### WORK REQUIRED
Write out the entries below exactly, starting at the first line and stopping after the line that contains "const yTicks = [0,5,10,15,20,25,30,35];"; skip all pictures.

### EXERCISE MATERIALS
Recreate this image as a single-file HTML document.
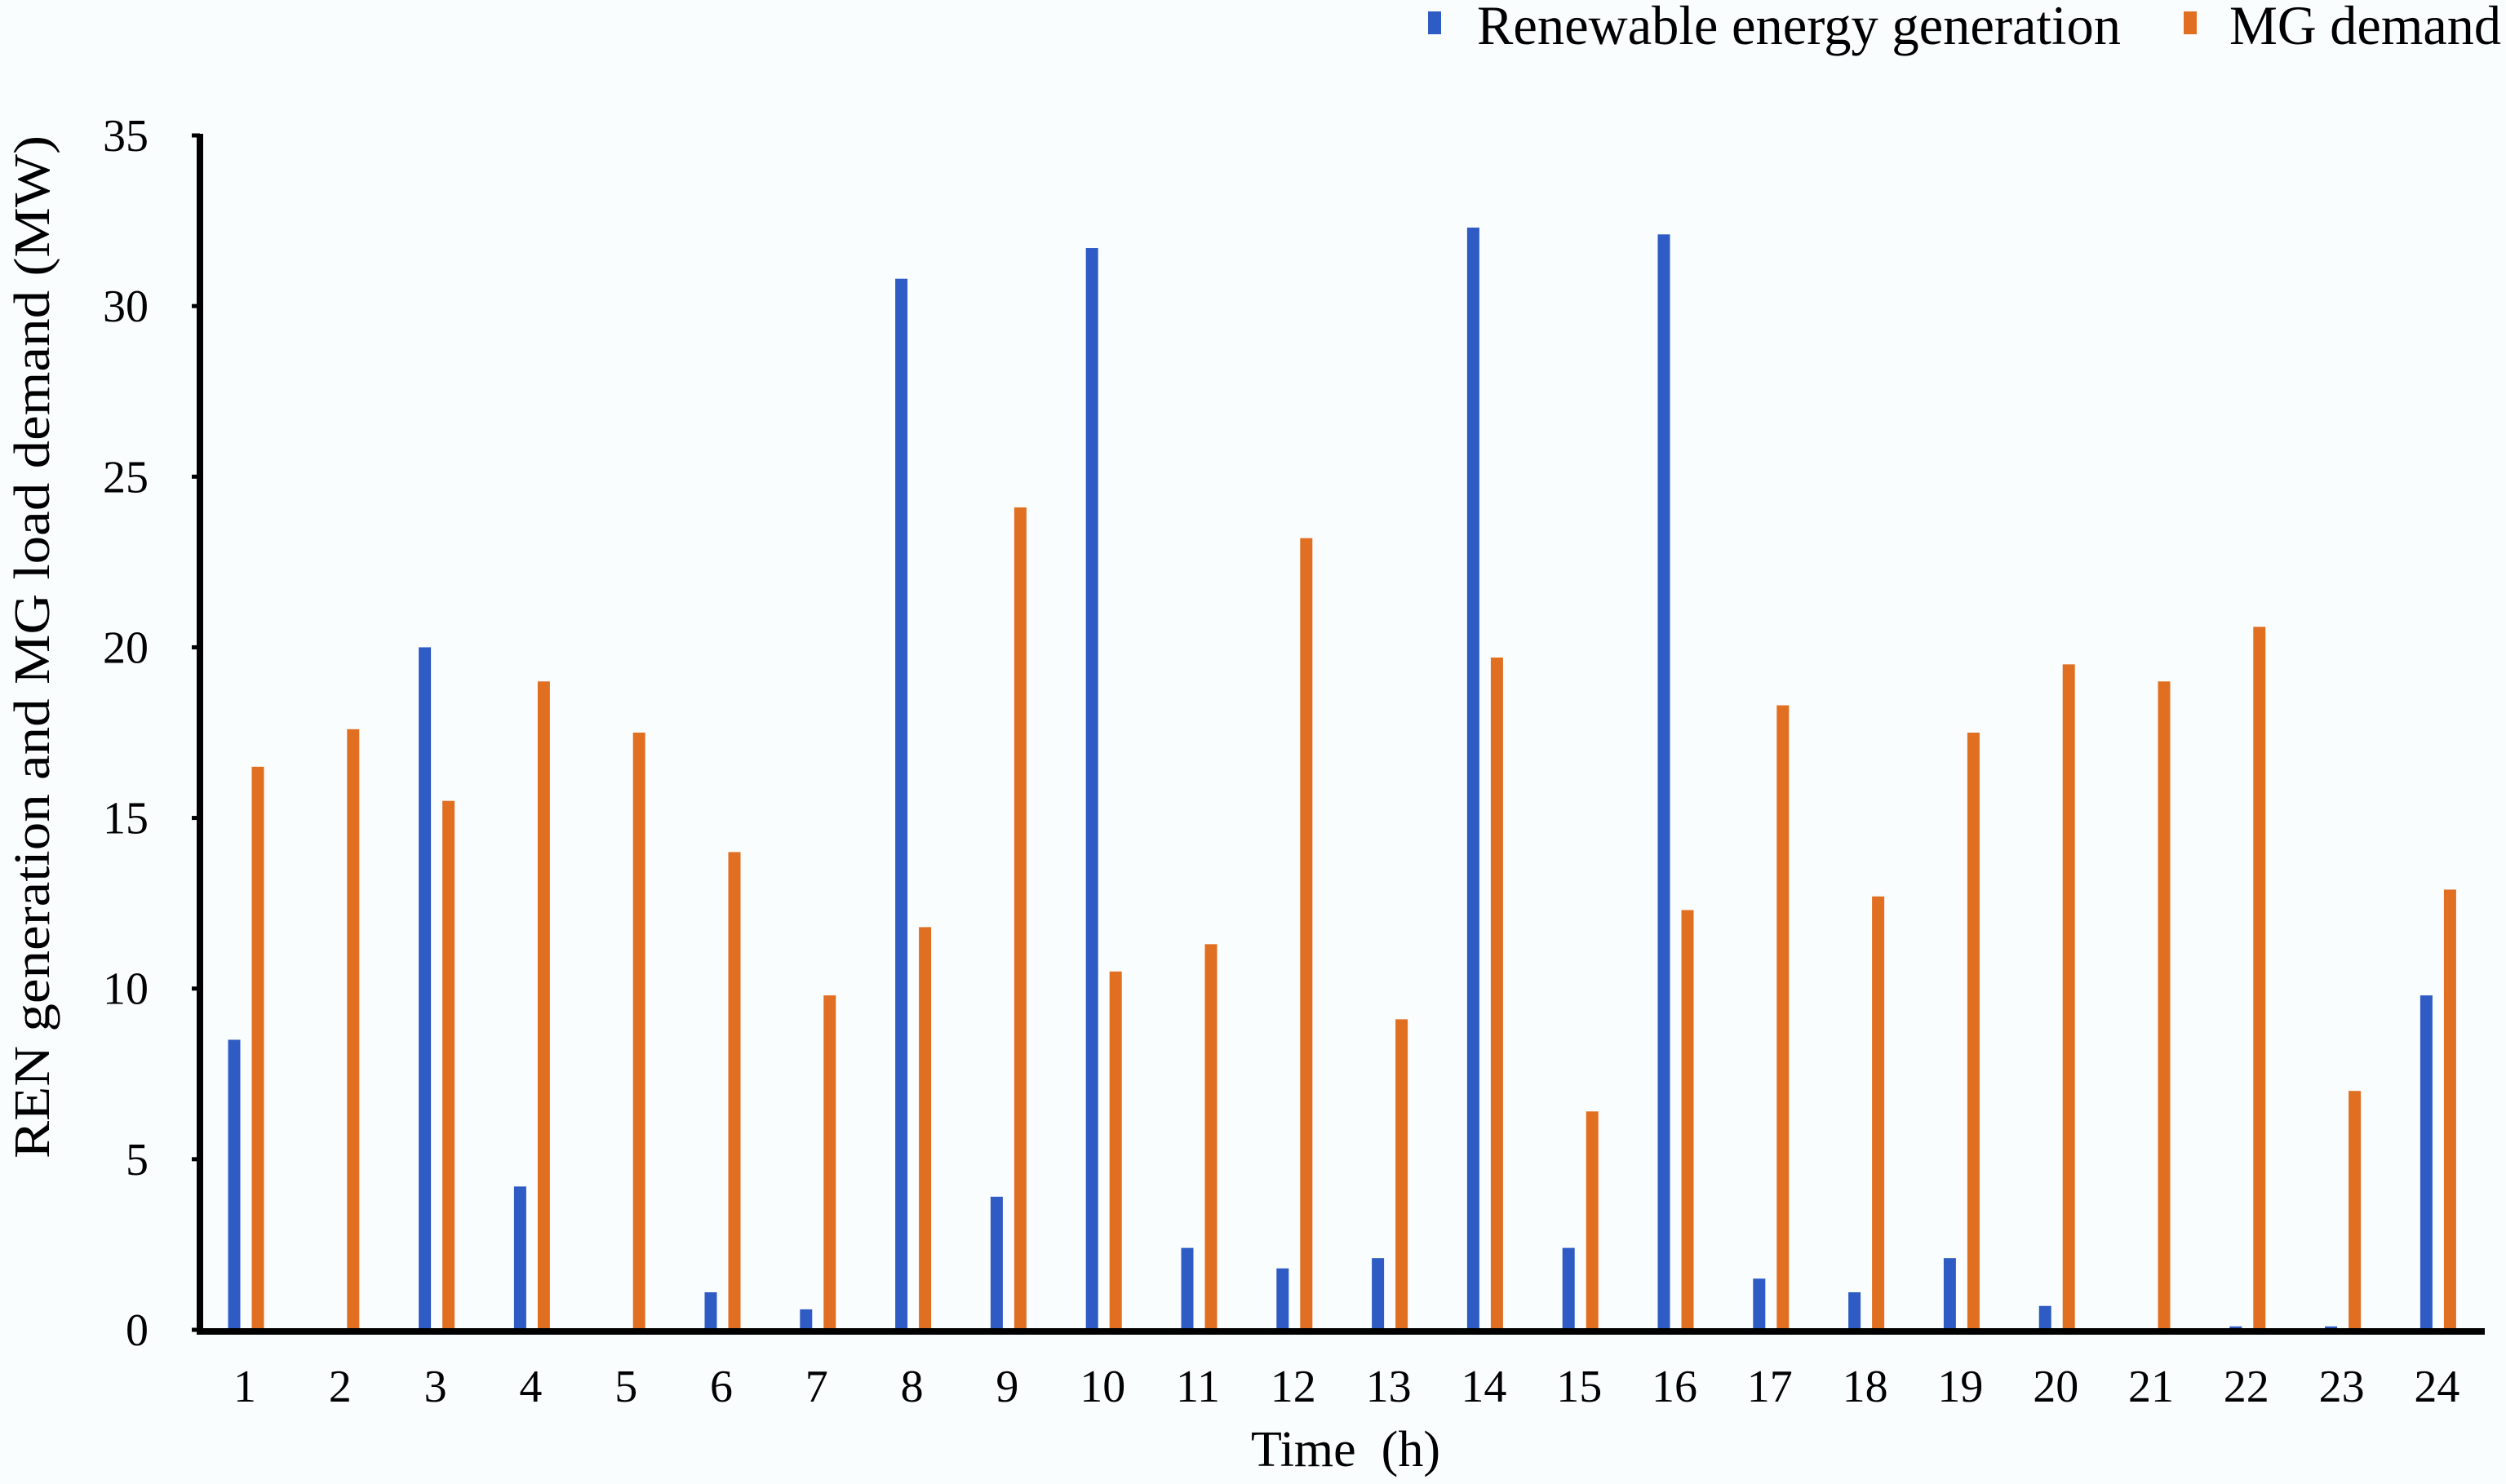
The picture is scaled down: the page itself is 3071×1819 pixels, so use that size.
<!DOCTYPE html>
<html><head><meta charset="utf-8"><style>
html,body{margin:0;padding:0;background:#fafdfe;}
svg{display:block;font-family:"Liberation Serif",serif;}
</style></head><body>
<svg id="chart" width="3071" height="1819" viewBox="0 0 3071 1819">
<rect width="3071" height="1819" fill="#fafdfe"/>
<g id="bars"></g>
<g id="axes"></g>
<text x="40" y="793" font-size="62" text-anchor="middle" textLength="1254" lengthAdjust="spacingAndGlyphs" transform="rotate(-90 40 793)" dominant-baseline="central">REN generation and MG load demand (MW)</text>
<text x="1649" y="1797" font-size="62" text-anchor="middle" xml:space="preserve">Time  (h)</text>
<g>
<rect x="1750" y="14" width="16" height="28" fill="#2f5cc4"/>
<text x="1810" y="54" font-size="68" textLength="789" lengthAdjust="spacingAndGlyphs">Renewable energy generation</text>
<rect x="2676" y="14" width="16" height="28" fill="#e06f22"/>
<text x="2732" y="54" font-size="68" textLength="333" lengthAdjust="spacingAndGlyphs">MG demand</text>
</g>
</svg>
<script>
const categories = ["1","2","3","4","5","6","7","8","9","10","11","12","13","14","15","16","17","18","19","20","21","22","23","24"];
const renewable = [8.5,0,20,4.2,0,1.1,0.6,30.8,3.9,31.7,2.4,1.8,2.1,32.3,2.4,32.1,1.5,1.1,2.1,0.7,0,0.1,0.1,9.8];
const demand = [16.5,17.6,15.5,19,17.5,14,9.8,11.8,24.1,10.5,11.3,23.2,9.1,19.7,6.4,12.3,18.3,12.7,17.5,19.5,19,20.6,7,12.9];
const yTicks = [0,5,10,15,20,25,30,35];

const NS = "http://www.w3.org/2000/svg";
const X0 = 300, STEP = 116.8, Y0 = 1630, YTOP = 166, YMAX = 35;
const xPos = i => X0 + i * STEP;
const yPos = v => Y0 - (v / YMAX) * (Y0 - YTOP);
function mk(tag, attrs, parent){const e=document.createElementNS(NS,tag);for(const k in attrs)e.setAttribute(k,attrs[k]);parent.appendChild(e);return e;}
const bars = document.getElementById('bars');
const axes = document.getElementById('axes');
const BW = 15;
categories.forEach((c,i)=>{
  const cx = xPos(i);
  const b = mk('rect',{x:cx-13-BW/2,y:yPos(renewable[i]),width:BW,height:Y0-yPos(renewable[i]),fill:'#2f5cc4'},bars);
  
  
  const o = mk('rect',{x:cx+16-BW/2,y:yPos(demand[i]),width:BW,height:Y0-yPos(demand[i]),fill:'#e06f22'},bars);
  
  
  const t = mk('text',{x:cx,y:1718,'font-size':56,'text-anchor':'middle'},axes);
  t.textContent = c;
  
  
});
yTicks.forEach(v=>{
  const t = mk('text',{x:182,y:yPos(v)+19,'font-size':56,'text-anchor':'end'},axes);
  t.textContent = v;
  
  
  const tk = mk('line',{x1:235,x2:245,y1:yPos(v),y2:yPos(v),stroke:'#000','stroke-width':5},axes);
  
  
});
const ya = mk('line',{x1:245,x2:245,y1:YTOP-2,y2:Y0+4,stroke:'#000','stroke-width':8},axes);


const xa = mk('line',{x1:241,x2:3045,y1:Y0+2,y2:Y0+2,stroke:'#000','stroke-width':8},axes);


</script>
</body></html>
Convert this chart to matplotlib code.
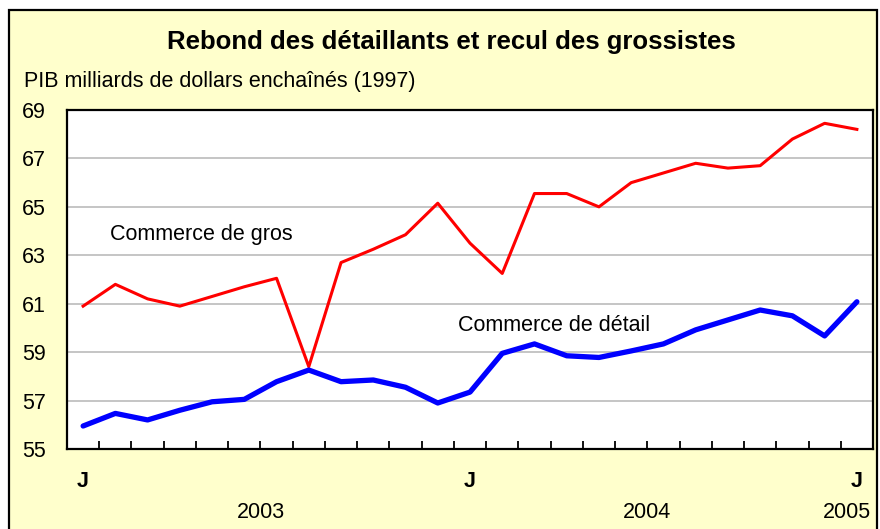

### SOLUTION
Recreate this image as a single-file HTML document.
The picture is scaled down: the page itself is 3071×1819 pixels, so use that size.
<!DOCTYPE html>
<html><head><meta charset="utf-8"><style>
html,body{margin:0;padding:0;background:#fafdfe;}
svg{display:block;font-family:"Liberation Serif",serif;}
</style></head><body>
<svg id="chart" width="3071" height="1819" viewBox="0 0 3071 1819">
<rect width="3071" height="1819" fill="#fafdfe"/>
<g id="bars"></g>
<g id="axes"></g>
<text x="40" y="793" font-size="62" text-anchor="middle" textLength="1254" lengthAdjust="spacingAndGlyphs" transform="rotate(-90 40 793)" dominant-baseline="central">REN generation and MG load demand (MW)</text>
<text x="1649" y="1797" font-size="62" text-anchor="middle" xml:space="preserve">Time  (h)</text>
<g>
<rect x="1750" y="14" width="16" height="28" fill="#2f5cc4"/>
<text x="1810" y="54" font-size="68" textLength="789" lengthAdjust="spacingAndGlyphs">Renewable energy generation</text>
<rect x="2676" y="14" width="16" height="28" fill="#e06f22"/>
<text x="2732" y="54" font-size="68" textLength="333" lengthAdjust="spacingAndGlyphs">MG demand</text>
</g>
</svg>
<script>
const categories = ["1","2","3","4","5","6","7","8","9","10","11","12","13","14","15","16","17","18","19","20","21","22","23","24"];
const renewable = [8.5,0,20,4.2,0,1.1,0.6,30.8,3.9,31.7,2.4,1.8,2.1,32.3,2.4,32.1,1.5,1.1,2.1,0.7,0,0.1,0.1,9.8];
const demand = [16.5,17.6,15.5,19,17.5,14,9.8,11.8,24.1,10.5,11.3,23.2,9.1,19.7,6.4,12.3,18.3,12.7,17.5,19.5,19,20.6,7,12.9];
const yTicks = [0,5,10,15,20,25,30,35];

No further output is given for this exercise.